The group hunkered down in a rehearsal studio and worked on a gaggle of material, breaking only to play local shows. Within a few months, they recorded a demo, which garnered airplay on Philadelphia’s Y100 and also went into heavy rotation on the A&R circuit. A copy of the disc made its way to Antonio “L.A.” Reid, who signed the band after a sizzling showcase set in New York.

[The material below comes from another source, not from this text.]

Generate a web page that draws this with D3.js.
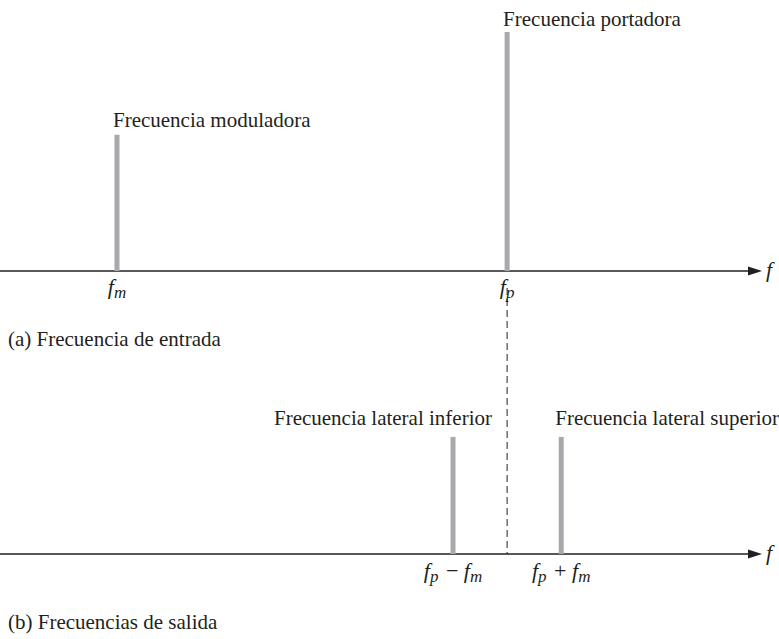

“We’re winning over new audiences all the time. For example, during a recent show, some wiseass in the crowd yelled, ‘You’ll never make it’ while we were setting up the stage. I didn’t say anything, ‘cause I knew he’d change his tune within the first three minutes of our set. Sure enough, by the time we were done, the guy was cheering and pumping his fist along with everyone else. All we ask is that you give us that chance to prove ourselves. We’ll take over from there.”